コイツは速い。パワーと安心のPHEV仕様BMW X3はフューチャーカーの本命

X3 xDrive30e


一方、「AUTO eDRIVE」モードなら、アクセルの踏み具合によって、自動的にエンジンとモーターを適度に作動させて力強い加速を提供する。つまり、アクセルペダルの踏み方によって、パワートレインをコントロールできる。だから、スポーティにドライブしたい人は「AUTO eDRIVE」に入れればいい。なぜかというと、このPHEV仕様のX3はSUVにしては加速性もいいし、コーナリング性能も優れている。そしてバッテリー部分は車の床下やラゲージスペース下に配置されているので、コーナーに進入した時に、ボディはほとんどロールしないし、狙ったラインを保つ。

ブレーキペダルを力強く踏むと、制動力が十分に効くまで、少しフニャッとした反応になるので、慣れが必要だ。でも、この2トンの車重を止められる回生エネルギーはちゃんとあるので、ブレーキは自信を持って踏める。ACC、レーンキープ、緊急ブレーキなどの安全装備はたくさん搭載されているけど、僕が特に気に入っているデバイスは、フロントの左右180度のビューをセンターコンソールの画面に映す広角レンズカメラだ。両側の視界が遮られた角に入る場合に、カメラをONにすると、全方向が見えるのでとても助かる。

左右が見渡せるビュー

さて。本当の話をしよう。航続距離100キロ走行したあたりで、このようなPHEV車こそが「近未来」の主流になるだろうとの思いが深まった。

大気汚染を解決しようと世界各国の政府が今世紀に入って動き出し、排気ガスの排出をより少なく少なくするように、カーメーカーにプレッシャーがかかっている。

しかし、なぜ多くのユーザーが毎日排出する排気ガスを減らしたいとは思いつつ、ガソリン車からEVに乗り換えないのか。それは、満充電で走れる航続距離は、伸びたとは言えまだ少なくて、電欠の恐れもある。数百キロ走行しただけでまた充電をしなければならないからだ。それに高価格。

走行中のX3

プリウスのようなハイブリッド車は、ガソリン車から最終目的地と言われているEVまでの、通過的なパワーソースに過ぎない。
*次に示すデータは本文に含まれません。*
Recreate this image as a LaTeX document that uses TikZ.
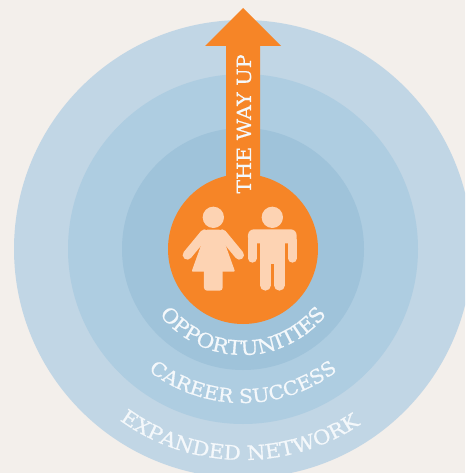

いっぽう、発電機としてガソリンエンジンがつくPHEVは、その問題をほとんどクリアしている。X3 xDrive30eのようなPHEV車は、排気ガスを出さないEVモードだけで44kmも走行できるし、その間にチャージされている。これなら、多くの顧客は電欠の恐れを感じないで気軽に乗れるフューチャーカー像ではないか。

近未来には、当然バッテリー技術もどんどん進化するので、EVモードだけで走行できる距離はどんどん伸びるし、しかも、バッテリー技術が普及すればするほど、こんなPHEVの価格が下がるはず。つまり、今現在は高めの781万円が600万円台に下がり、EVで走れる距離が伸びれば、より多くの顧客が乗りたがるに違いない。